··· SUPPLIED DATA

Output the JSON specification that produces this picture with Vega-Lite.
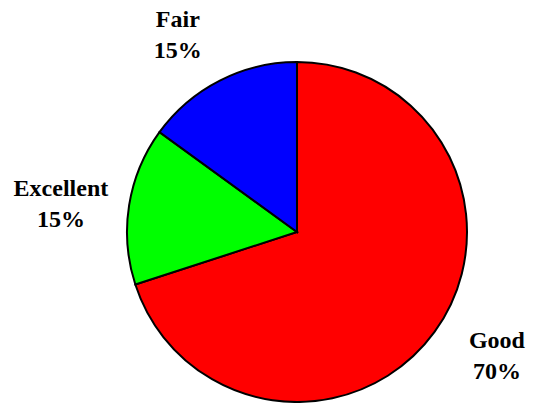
{
  "$schema": "https://vega.github.io/schema/vega-lite/v6.json",
  "width": 400,
  "height": 340,
  "autosize": {"type": "none"},
  "padding": {"left": 97, "top": 62, "right": 37, "bottom": 1},
  "background": "white",
  "view": {"stroke": null},
  "data": {
    "values": [
      {"category": "Good", "value": 70, "order": 1, "label": "Good\n70%"},
      {"category": "Excellent", "value": 15, "order": 2, "label": "Excellent\n15%"},
      {"category": "Fair", "value": 15, "order": 3, "label": "Fair\n15%"}
    ]
  },
  "encoding": {
    "theta": {"field": "value", "type": "quantitative", "stack": true},
    "order": {"field": "order", "type": "quantitative"}
  },
  "layer": [
    {
      "mark": {"type": "arc", "outerRadius": 170, "stroke": "black", "strokeWidth": 2},
      "encoding": {
        "color": {
          "field": "category",
          "type": "nominal",
          "scale": {"domain": ["Good", "Excellent", "Fair"], "range": ["#ff0000", "#00ff00", "#0000ff"]},
          "legend": null
        }
      }
    },
    {
      "mark": {
        "type": "text", "radius": 236, "dx": -12, "dy": -2,
        "font": "Liberation Serif", "fontSize": 24, "fontWeight": "bold",
        "lineBreak": "\n", "lineHeight": 31, "fill": "black",
        "align": "center", "baseline": "middle"
      },
      "encoding": {
        "text": {"condition": {"test": "datum.category == 'Fair'", "field": "label"}, "value": ""}
      }
    },
    {
      "mark": {
        "type": "text", "radius": 236, "dx": -3, "dy": -6,
        "font": "Liberation Serif", "fontSize": 24, "fontWeight": "bold",
        "lineBreak": "\n", "lineHeight": 31, "fill": "black",
        "align": "center", "baseline": "middle"
      },
      "encoding": {
        "text": {"condition": {"test": "datum.category == 'Excellent'", "field": "label"}, "value": ""}
      }
    },
    {
      "mark": {
        "type": "text", "radius": 236, "dx": 9, "dy": -30,
        "font": "Liberation Serif", "fontSize": 24, "fontWeight": "bold",
        "lineBreak": "\n", "lineHeight": 31, "fill": "black",
        "align": "center", "baseline": "middle"
      },
      "encoding": {
        "text": {"condition": {"test": "datum.category == 'Good'", "field": "label"}, "value": ""}
      }
    }
  ]
}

······

WORK INSTRUCTIONS: Quote the data above in full, leaving out the pictures it holds.

SOLUTION:
Output the JSON specification that produces this picture with Vega-Lite.
{
  "$schema": "https://vega.github.io/schema/vega-lite/v6.json",
  "width": 400,
  "height": 340,
  "autosize": {"type": "none"},
  "padding": {"left": 97, "top": 62, "right": 37, "bottom": 1},
  "background": "white",
  "view": {"stroke": null},
  "data": {
    "values": [
      {"category": "Good", "value": 70, "order": 1, "label": "Good\n70%"},
      {"category": "Excellent", "value": 15, "order": 2, "label": "Excellent\n15%"},
      {"category": "Fair", "value": 15, "order": 3, "label": "Fair\n15%"}
    ]
  },
  "encoding": {
    "theta": {"field": "value", "type": "quantitative", "stack": true},
    "order": {"field": "order", "type": "quantitative"}
  },
  "layer": [
    {
      "mark": {"type": "arc", "outerRadius": 170, "stroke": "black", "strokeWidth": 2},
      "encoding": {
        "color": {
          "field": "category",
          "type": "nominal",
          "scale": {"domain": ["Good", "Excellent", "Fair"], "range": ["#ff0000", "#00ff00", "#0000ff"]},
          "legend": null
        }
      }
    },
    {
      "mark": {
        "type": "text", "radius": 236, "dx": -12, "dy": -2,
        "font": "Liberation Serif", "fontSize": 24, "fontWeight": "bold",
        "lineBreak": "\n", "lineHeight": 31, "fill": "black",
        "align": "center", "baseline": "middle"
      },
      "encoding": {
        "text": {"condition": {"test": "datum.category == 'Fair'", "field": "label"}, "value": ""}
      }
    },
    {
      "mark": {
        "type": "text", "radius": 236, "dx": -3, "dy": -6,
        "font": "Liberation Serif", "fontSize": 24, "fontWeight": "bold",
        "lineBreak": "\n", "lineHeight": 31, "fill": "black",
        "align": "center", "baseline": "middle"
      },
      "encoding": {
        "text": {"condition": {"test": "datum.category == 'Excellent'", "field": "label"}, "value": ""}
      }
    },
    {
      "mark": {
        "type": "text", "radius": 236, "dx": 9, "dy": -30,
        "font": "Liberation Serif", "fontSize": 24, "fontWeight": "bold",
        "lineBreak": "\n", "lineHeight": 31, "fill": "black",
        "align": "center", "baseline": "middle"
      },
      "encoding": {
        "text": {"condition": {"test": "datum.category == 'Good'", "field": "label"}, "value": ""}
      }
    }
  ]
}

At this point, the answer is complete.